>> Begin
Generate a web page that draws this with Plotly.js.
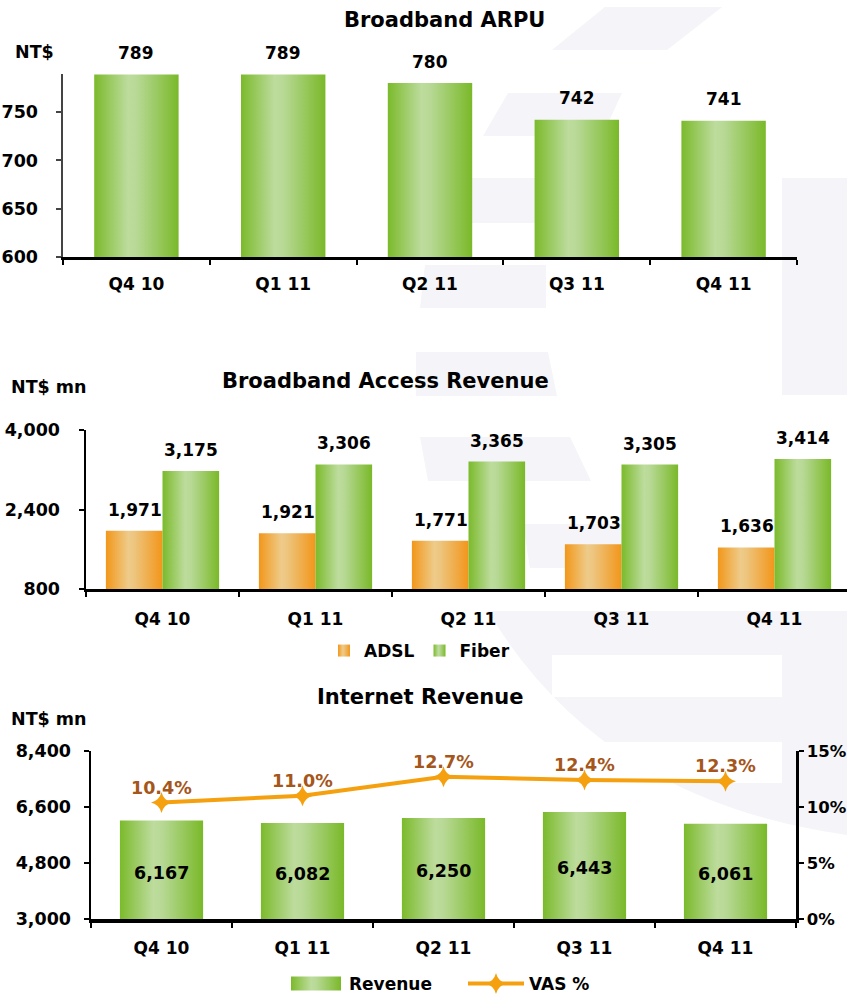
<!DOCTYPE html>
<html><head><meta charset="utf-8">
<script src="https://cdn.plot.ly/plotly-3.0.1.min.js"></script>
<style>html,body{margin:0;padding:0;background:#fff;overflow:hidden;}#chart{width:847px;height:995px;}</style>
</head><body><div id="chart"></div>
<script>
// ---------- data ----------
const cats = ['Q4 10', 'Q1 11', 'Q2 11', 'Q3 11', 'Q4 11'];
const arpu = [789, 789, 780, 742, 741];
const adsl = [1971, 1921, 1771, 1703, 1636];
const fiber = [3175, 3306, 3365, 3305, 3414];
const internetRev = [6167, 6082, 6250, 6443, 6061];
const vasPct = [10.4, 11.0, 12.7, 12.4, 12.3];
const arpuTicks = [600, 650, 700, 750];
const accessTicks = [800, 2400, 4000];
const internetTicks = [3000, 4800, 6600, 8400];
const vasTicks = [0, 5, 10, 15];
const vasTickText = ['0%', '5%', '10%', '15%'];

// ---------- helpers ----------
const W = 847, H = 995;
const px = x => x / W;
const py = y => 1 - y / H;
const FONT = 'DejaVu Sans';
const f = (size, color) => ({family: FONT, size: size, color: color || '#000', weight: 'bold'});
const GREEN = '#7bba2b', ORANGE = '#f2971a';
const LINE_OR = '#f5a00f', LABEL_BR = '#a5561a';
const bounds = cats.map((_, i) => i - 0.5).concat([cats.length - 0.5]);

const r1 = [600, 789.4], r2 = [800, 4000], r3 = [3000, 8400], r7 = [0, 15];
const xr = [-0.5, 4.5], xr2 = [-0.5, -0.5 + 761 / 153];

// ---------- traces ----------
const traces = [
  {type: 'bar', x: cats, y: arpu, xaxis: 'x', yaxis: 'y', width: 0.575,
   marker: {color: GREEN}, showlegend: false},
  {type: 'bar', name: 'ADSL', x: cats, y: adsl, xaxis: 'x2', yaxis: 'y2',
   offset: -0.37, width: 0.37, marker: {color: ORANGE}, legend: 'legend'},
  {type: 'bar', name: 'Fiber', x: cats, y: fiber, xaxis: 'x2', yaxis: 'y2',
   offset: 0, width: 0.37, marker: {color: GREEN}, legend: 'legend'},
  {type: 'bar', name: 'Revenue', x: cats, y: internetRev, xaxis: 'x3', yaxis: 'y3', width: 0.59,
   marker: {color: GREEN}, legend: 'legend2'},
  {type: 'scatter', mode: 'lines+markers', name: 'VAS %', x: cats, y: vasPct, xaxis: 'x3', yaxis: 'y7',
   line: {color: LINE_OR, width: 4}, marker: {symbol: 'star-diamond', size: 15, color: LINE_OR},
   legend: 'legend2', cliponaxis: false}
];

// ---------- axes ----------
function catAxis(domain, anchor, range, lw, standoff) {
  return {domain: domain, anchor: anchor, type: 'category', categoryarray: cats, range: range,
    showline: true, linecolor: '#000', linewidth: lw, ticks: 'outside', tickson: 'boundaries',
    ticklen: 5, tickwidth: 2, tickcolor: '#000', tickfont: f(17), showgrid: false, zeroline: false,
    ticklabelstandoff: standoff, fixedrange: true};
}
function valAxis(domain, anchor, range, tickvals, lc, standoff, extra) {
  return Object.assign({domain: domain, anchor: anchor, range: range, tickvals: tickvals,
    tickformat: ',', showline: true, linecolor: lc, linewidth: 2.5, ticks: 'outside', ticklen: 5,
    tickwidth: 2, tickcolor: lc, tickfont: f(17.5), showgrid: false, zeroline: false,
    ticklabelstandoff: standoff, fixedrange: true}, extra || {});
}
function ovAxis(over, anchor, range, tickvals, lc, extra) {
  return Object.assign({overlaying: over, anchor: anchor, type: 'linear', range: range,
    tickvals: tickvals, ticks: 'inside', ticklen: 5, tickwidth: 2, tickcolor: lc || '#000',
    showticklabels: false, showgrid: false, zeroline: false, showline: false, fixedrange: true},
    extra || {});
}

// ---------- annotations ----------
const ann = [];
const title = (text, cx, cy) => ann.push({text: text, xref: 'paper', yref: 'paper', x: px(cx), y: py(cy),
  xanchor: 'center', yanchor: 'middle', showarrow: false, font: f(21)});
title('Broadband ARPU', 445, 20);
title('Broadband Access Revenue', 385, 381);
title('Internet Revenue', 420, 697);
const unit = (text, lx, cy) => ann.push({text: text, xref: 'paper', yref: 'paper', x: px(lx), y: py(cy),
  xanchor: 'left', yanchor: 'middle', showarrow: false, font: f(17.5)});
unit('NT$', 13, 52);
unit('NT$ mn', 9, 387);
unit('NT$ mn', 9, 719);

cats.forEach((c, i) => {
  ann.push({text: arpu[i].toLocaleString('en-US'), x: c, y: arpu[i], xref: 'x', yref: 'y',
    showarrow: false, yanchor: 'middle', yshift: 21.5, font: f(17)});
  ann.push({text: adsl[i].toLocaleString('en-US'), x: c, y: adsl[i], xref: 'x2', yref: 'y2',
    showarrow: false, yanchor: 'middle', yshift: 21, xshift: -28, font: f(17)});
  ann.push({text: fiber[i].toLocaleString('en-US'), x: c, y: fiber[i], xref: 'x2', yref: 'y2',
    showarrow: false, yanchor: 'middle', yshift: 21, xshift: 28, font: f(17)});
  // revenue value centred in the visible part of its bar
  ann.push({text: internetRev[i].toLocaleString('en-US'), x: c, y: (r3[0] + internetRev[i]) / 2,
    xref: 'x3', yref: 'y3', showarrow: false, yanchor: 'middle', yshift: -3, font: f(17.5)});
  ann.push({text: vasPct[i].toFixed(1) + '%', x: c, y: vasPct[i], xref: 'x3', yref: 'y7',
    showarrow: false, yanchor: 'middle', yshift: 15, font: f(17.5, LABEL_BR)});
});

// ---------- watermark ----------
const WM = '#f4f4f9';
const poly = pts => 'M' + pts.map(p => px(p[0]).toFixed(4) + ',' + py(p[1]).toFixed(4)).join(' L') + ' Z';
const shp = (path, color) => ({type: 'path', xref: 'paper', yref: 'paper', path: path,
  fillcolor: color || WM, line: {width: 0}, layer: 'below'});
const curve = 'M' + px(488) + ',' + py(611) + ' L' + px(847) + ',' + py(611) + ' L' + px(847) + ',' + py(835) +
  ' Q' + px(600) + ',' + py(800) + ' ' + px(488) + ',' + py(611) + ' Z';
const shapes = [
  shp(poly([[605, 7], [722, 7], [667, 50], [552, 50]])),
  shp(poly([[508, 93], [622, 93], [602, 136], [483, 136]])),
  shp(poly([[455, 178], [535, 178], [535, 223], [455, 223]])),
  shp(poly([[782, 178], [847, 178], [847, 395], [782, 395]])),
  shp(poly([[425, 265], [546, 265], [546, 308], [420, 308]])),
  shp(poly([[416, 352], [548, 352], [557, 396], [416, 396]])),
  shp(poly([[420, 437], [570, 437], [591, 481], [428, 481]])),
  shp(poly([[523, 524], [640, 524], [640, 568], [530, 568]])),
  shp(curve),
  shp(poly([[552, 655], [782, 655], [782, 697], [552, 697]]), '#ffffff'),
  shp(poly([[450, 742], [782, 742], [782, 783], [450, 783]]), '#ffffff')
];

const layout = {
  width: W, height: H, margin: {l: 0, r: 0, t: 0, b: 0, autoexpand: false},
  paper_bgcolor: '#fff', plot_bgcolor: 'rgba(0,0,0,0)',
  barmode: 'overlay', font: f(17), hovermode: false,
  xaxis: catAxis([px(63), px(797)], 'y', xr, 3, 10),
  yaxis: valAxis([py(257), py(74)], 'x', r1, arpuTicks, '#444', 14),
  xaxis2: catAxis([px(86), 1], 'y2', xr2, 3, 13),
  yaxis2: valAxis([py(589), py(430)], 'x2', r2, accessTicks, '#000', 15),
  xaxis3: catAxis([px(91), px(796)], 'y3', xr, 3.5, 11),
  yaxis3: valAxis([py(919), py(751)], 'x3', r3, internetTicks, '#000', 9),
  yaxis7: valAxis([py(919), py(751)], 'x3', r7, vasTicks, '#000', 0,
    {overlaying: 'y3', side: 'right', tickmode: 'array', ticktext: vasTickText, tickformat: '',
     tickfont: f(16.5)}),
  xaxis4: ovAxis('x', 'y', xr, bounds),
  yaxis4: ovAxis('y', 'x', r1, arpuTicks, '#444'),
  xaxis5: ovAxis('x2', 'y2', xr2, bounds),
  yaxis5: ovAxis('y2', 'x2', r2, accessTicks),
  xaxis6: ovAxis('x3', 'y3', xr, bounds),
  yaxis6: ovAxis('y3', 'x3', r3, internetTicks),
  yaxis8: ovAxis('y3', 'x3', r7, vasTicks, '#000', {side: 'right'}),
  legend: {orientation: 'h', x: px(324), xanchor: 'left', y: py(651), yanchor: 'middle',
    font: f(17), bgcolor: 'rgba(0,0,0,0)', itemwidth: 30, traceorder: 'normal'},
  legend2: {orientation: 'h', x: px(283), xanchor: 'left', y: py(984), yanchor: 'middle',
    font: f(17), bgcolor: 'rgba(0,0,0,0)', itemwidth: 56, traceorder: 'normal',
    entrywidth: 109, entrywidthmode: 'pixels'},
  annotations: ann,
  shapes: shapes
};

function addGradients(gd) {
  const ns = 'http://www.w3.org/2000/svg';
  const svg = gd.querySelector('svg.main-svg');
  let defs = svg.querySelector('defs');
  if (!defs) { defs = document.createElementNS(ns, 'defs'); svg.insertBefore(defs, svg.firstChild); }
  const make = (id, stops) => {
    const lg = document.createElementNS(ns, 'linearGradient');
    lg.setAttribute('id', id);
    lg.setAttribute('x1', '0'); lg.setAttribute('x2', '1'); lg.setAttribute('y1', '0'); lg.setAttribute('y2', '0');
    stops.forEach(s => {
      const st = document.createElementNS(ns, 'stop');
      st.setAttribute('offset', s[0]); st.setAttribute('stop-color', s[1]);
      lg.appendChild(st);
    });
    defs.appendChild(lg);
  };
  make('gGreen', [[0, '#7bba2b'], [0.4, '#bddc9d'], [0.5, '#b8d996'], [1, '#7ab929']]);
  make('gOrange', [[0, '#f2971a'], [0.4, '#eecb8a'], [0.5, '#edc57e'], [1, '#f2961a']]);
  const map = {'rgb(123, 186, 43)': 'url(#gGreen)', 'rgb(242, 151, 26)': 'url(#gOrange)'};
  gd.querySelectorAll('.barlayer .point path, .legendpoints path').forEach(p => {
    const k = p.style.fill;
    if (map[k]) p.style.fill = map[k];
  });
  gd.querySelectorAll('.legend2 .legendpoints path').forEach(p => {
    if ((p.style.fill || '').indexOf('gGreen') >= 0) p.setAttribute('d', 'M25,7H-25V-7H25Z');
  });
}

Plotly.newPlot('chart', traces, layout, {staticPlot: true, displayModeBar: false})
  .then(gd => addGradients(gd));
</script>
</body></html>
>> End
§ **Problem requirements**
Only lines belong in the copy: transcribe those from the start of the data through the line that contains "const vasTickText = ['0%', '5%', '10%', '15%'];", and skip the pictures.

§ **Written response**
Generate a web page that draws this with Plotly.js.
<!DOCTYPE html>
<html><head><meta charset="utf-8">
<script src="https://cdn.plot.ly/plotly-3.0.1.min.js"></script>
<style>html,body{margin:0;padding:0;background:#fff;overflow:hidden;}#chart{width:847px;height:995px;}</style>
</head><body><div id="chart"></div>
<script>
// ---------- data ----------
const cats = ['Q4 10', 'Q1 11', 'Q2 11', 'Q3 11', 'Q4 11'];
const arpu = [789, 789, 780, 742, 741];
const adsl = [1971, 1921, 1771, 1703, 1636];
const fiber = [3175, 3306, 3365, 3305, 3414];
const internetRev = [6167, 6082, 6250, 6443, 6061];
const vasPct = [10.4, 11.0, 12.7, 12.4, 12.3];
const arpuTicks = [600, 650, 700, 750];
const accessTicks = [800, 2400, 4000];
const internetTicks = [3000, 4800, 6600, 8400];
const vasTicks = [0, 5, 10, 15];
const vasTickText = ['0%', '5%', '10%', '15%'];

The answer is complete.